La storia di questa ragazza disonorata prima del matrimonio, incinta e per questo “condannata a rogo” – un’espressione che, in questo caso, non concede nulla all’eufemismo – prescinde dalla retorica femminista in cui facilmente sarebbe potuta cadere. Saverio la Ruina costruisce una drammaturgia del suono, qui la parola sembra recuperare il valore che le era proprio nella cultura orale, coinvolgente, assoluto e archetipico mentre il corpo dell’attore diventa un fondamentale apparato straniante, epico, che entra immediatamente a far parte dell’apparato critico dello spettatore. Una donna senza retorica, una donna qualunque è quella messa in scena da Saverio La Ruina, nata forse dai racconti di una zia o una madre. In questo tragica storia l’epilogo surreale non è casuale: in un grottesco presepe verrà alla luce un bimbo di nome Saverio e la nostra protagonista sarà condannata, ancora e per sempre, a rimanere con il viso rivolto a terra, concentrata a contare le pietre una ad una.

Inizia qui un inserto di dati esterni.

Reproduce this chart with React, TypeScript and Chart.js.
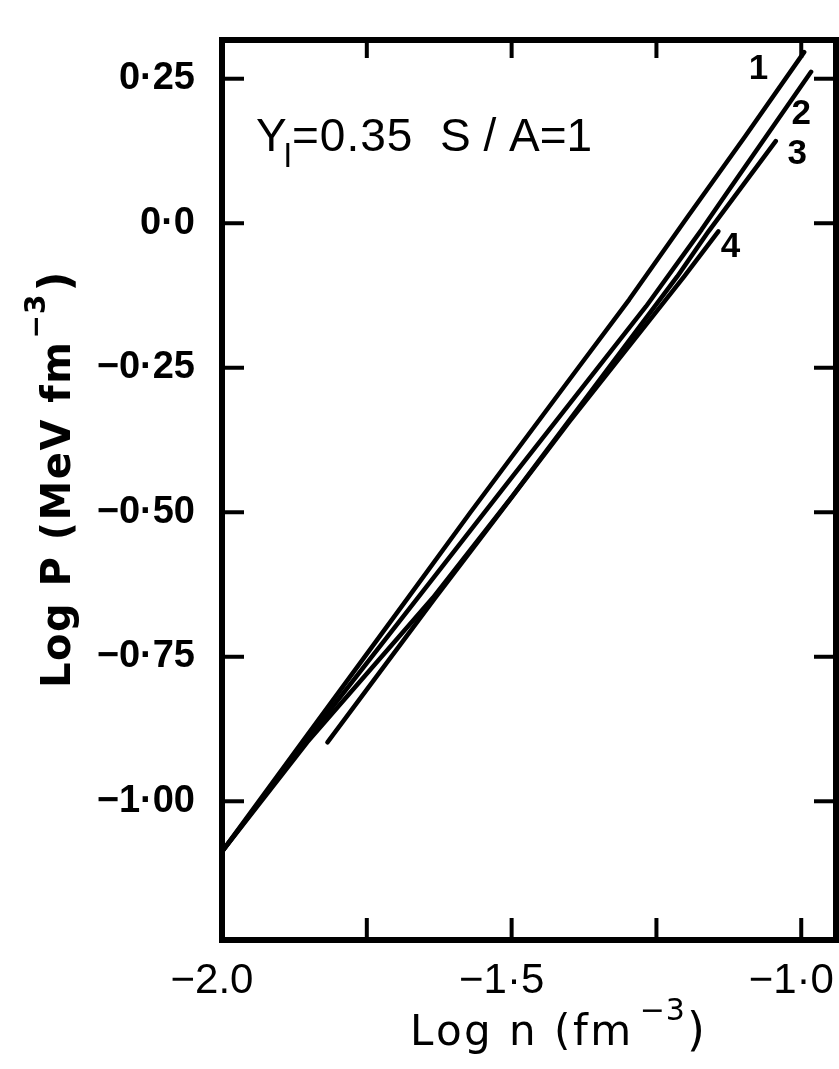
import React, { useEffect, useRef } from "react";
import { Chart, registerables } from "chart.js";

Chart.register(...registerables);

// ---- axis ticks ----
const xMajorTicks = [-2.0, -1.5, -1.0];
const xTickLabels = ["−2.0", "−1·5", "−1·0"];
const xMinorTicks = [-1.75, -1.25];
const yTicks = [-1.0, -0.75, -0.5, -0.25, 0.0, 0.25];
const yTickLabels = ["−1·00", "−0·75", "−0·50", "−0·25", "0·0", "0·25"];

// ---- curves: Log n (x) and Log P (y) ----
const n1 = [-2.0, -1.862, -1.679, -1.571, -1.385, -1.297, -1.197, -1.097, -0.995];
const p1 = [-1.087, -0.898, -0.648, -0.5, -0.25, -0.132, 0.01, 0.15, 0.296];

const n2 = [-2.0, -1.857, -1.662, -1.5, -1.268, -1.172, -1.13, -0.983];
const p2 = [-1.087, -0.898, -0.648, -0.44, -0.144, -0.011, 0.05, 0.262];

const n3 = [-2.0, -1.853, -1.636, -1.5, -1.214, -1.16, -1.044];
const p3 = [-1.087, -0.898, -0.648, -0.474, -0.092, -0.014, 0.142];

const n4 = [-1.818, -1.632, -1.4, -1.202, -1.143];
const p4 = [-0.898, -0.648, -0.343, -0.092, -0.014];

const curveNames = ["1", "2", "3", "4"];
const curveN = [n1, n2, n3, n4];
const curveP = [p1, p2, p3, p4];

// label anchors (data space)
const curveLabels = [
  { text: "1", n: -1.074, p: 0.267 },
  { text: "2", n: -1.0, p: 0.188 },
  { text: "3", n: -1.007, p: 0.119 },
  { text: "4", n: -1.122, p: -0.042 },
];

const X_MIN = -2.0;
const X_MAX = -0.94;
const Y_MIN = -1.24;
const Y_MAX = 0.317;

function drawSpaced(ctx: CanvasRenderingContext2D, text: string, x: number, y: number, sp: number) {
  let cx = x;
  for (const ch of text) {
    ctx.fillText(ch, cx, y);
    cx += ctx.measureText(ch).width + sp;
  }
  return cx;
}

const decorPlugin = {
  id: "decor",
  afterDatasetsDraw(chart: any) {
    const { ctx, chartArea: a, scales } = chart;
    const xs = scales.x;
    const ys = scales.y;
    ctx.save();
    ctx.strokeStyle = "#000";
    ctx.fillStyle = "#000";
    ctx.lineCap = "butt";

    // inner tick marks
    ctx.lineWidth = 4;
    const tl = 22;
    for (const v of yTicks) {
      const py = ys.getPixelForValue(v);
      ctx.beginPath();
      ctx.moveTo(a.left, py);
      ctx.lineTo(a.left + tl, py);
      ctx.stroke();
      ctx.beginPath();
      ctx.moveTo(a.right, py);
      ctx.lineTo(a.right - tl, py);
      ctx.stroke();
    }
    for (const v of [...xMinorTicks, ...xMajorTicks]) {
      if (v <= X_MIN) continue;
      const px = xs.getPixelForValue(v);
      ctx.beginPath();
      ctx.moveTo(px, a.bottom);
      ctx.lineTo(px, a.bottom - tl);
      ctx.stroke();
      ctx.beginPath();
      ctx.moveTo(px, a.top);
      ctx.lineTo(px, a.top + 18);
      ctx.stroke();
    }

    // frame
    ctx.lineWidth = 6;
    ctx.strokeRect(a.left, a.top, a.right - a.left, a.bottom - a.top);

    // curve labels
    ctx.font = "bold 35px 'Liberation Sans', 'DejaVu Sans', sans-serif";
    ctx.textAlign = "center";
    ctx.textBaseline = "middle";
    for (const l of curveLabels) {
      ctx.fillText(l.text, xs.getPixelForValue(l.n), ys.getPixelForValue(l.p));
    }

    // annotation  Y_l = 0.35   S/A = 1
    ctx.textAlign = "left";
    ctx.textBaseline = "alphabetic";
    ctx.font = "46px 'Liberation Sans', sans-serif";
    ctx.fillText("Y", a.left + 34, 151);
    ctx.font = "34px 'Liberation Sans', sans-serif";
    ctx.fillText("l", a.left + 62, 167);
    ctx.font = "46px 'Liberation Sans', sans-serif";
    drawSpaced(ctx, "=0.35", a.left + 70, 151, 1);
    drawSpaced(ctx, "S / A=1", a.left + 218, 151, 0);

    // x title
    ctx.font = "42px 'DejaVu Sans', sans-serif";
    let xe = drawSpaced(ctx, "Log n (fm", 410, 1045, 2.5);
    ctx.font = "30px 'DejaVu Sans', sans-serif";
    xe = drawSpaced(ctx, "−3", xe + 6, 1020, 1);
    ctx.font = "46px 'DejaVu Sans', sans-serif";
    ctx.fillText(")", xe + 1, 1045);

    // y title (rotated)
    ctx.translate(70, 688);
    ctx.rotate(-Math.PI / 2);
    ctx.font = "bold 40px 'DejaVu Sans', sans-serif";
    let ye = drawSpaced(ctx, "Log P (MeV fm", 0, 0, 1.5);
    ctx.font = "bold 28px 'DejaVu Sans', sans-serif";
    ye = drawSpaced(ctx, "−3", ye + 2, -25, 1);
    ctx.font = "bold 44px 'DejaVu Sans', sans-serif";
    ctx.fillText(")", ye + 2, 0);

    ctx.restore();
  },
};

export default function App() {
  const ref = useRef<HTMLCanvasElement>(null);

  useEffect(() => {
    const datasets = curveN.map((n, k) => ({
      label: curveNames[k],
      data: n.map((x, i) => ({ x, y: curveP[k][i] })),
      borderColor: "#000",
      backgroundColor: "#000",
      borderWidth: 4.5,
      pointRadius: 0,
      fill: false,
      tension: 0,
      borderCapStyle: "round" as const,
      borderJoinStyle: "round" as const,
    }));

    const chart = new Chart(ref.current as HTMLCanvasElement, {
      type: "line",
      data: { datasets },
      options: {
        animation: false,
        responsive: false,
        devicePixelRatio: 1,
        layout: { padding: { left: 0, top: 40, right: 3, bottom: 0 } },
        plugins: {
          legend: { display: false },
          tooltip: { enabled: false },
          title: { display: false },
        },
        scales: {
          x: {
            type: "linear",
            min: X_MIN,
            max: X_MAX,
            afterBuildTicks: (s: any) => {
              s.ticks = xMajorTicks.map((v) => ({ value: v }));
            },
            afterFit: (s: any) => {
              s.height = 129;
              s.paddingLeft = 0;
              s.paddingRight = 0;
            },
            grid: { display: false },
            border: { display: false },
            ticks: {
              autoSkip: false,
              maxRotation: 0,
              padding: 8,
              labelOffset: -10,
              color: "#000",
              font: { family: "'Liberation Sans', sans-serif", size: 42 },
              callback: (_v: any, i: number) => xTickLabels[i],
            },
          },
          y: {
            type: "linear",
            min: Y_MIN,
            max: Y_MAX,
            afterBuildTicks: (s: any) => {
              s.ticks = yTicks.map((v) => ({ value: v }));
            },
            afterFit: (s: any) => {
              s.width = 222;
              s.paddingTop = 0;
              s.paddingBottom = 0;
            },
            grid: { display: false },
            border: { display: false },
            ticks: {
              autoSkip: false,
              padding: 19,
              color: "#000",
              font: { family: "'Liberation Sans', sans-serif", size: 38, weight: "bold" },
              callback: (_v: any, i: number) => yTickLabels[i],
            },
          },
        },
      },
      plugins: [decorPlugin],
    });
    return () => chart.destroy();
  }, []);

  return (
    <div style={{ position: "absolute", left: 0, top: 0, width: 839, height: 1069, background: "#fff" }}>
      <canvas ref={ref} width={839} height={1069} style={{ display: "block" }} />
    </div>
  );
}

Si può parlare di una di trilogia ideale che unisce Dissonorata, La borto e il più recente Polvere: una riflessione sulla condizione femminile che parte da un ragionamento quasi antropologico e si evolve in una denuncia profonda, che indaga le radici di questa condizione con una personalissima e delicata lettura di un dramma sociale.
In Italia e ancor più in questo meridione dove l’applicazione della Legge 194 è costantemente minacciata dal proliferare degli obiettori di coscienza e i delitti d’onore traslocano dalla strada di quartiere all’umiliazione su piazza virtuale, Dissonorata ci parla di una donna d’altri tempi, della sua vita e della sua storia che, in fondo, è anche la nostra se è vero, per dirla con Simone De Beauvoir, che “essere donna non è un dato naturale, ma il risultato di una storia”.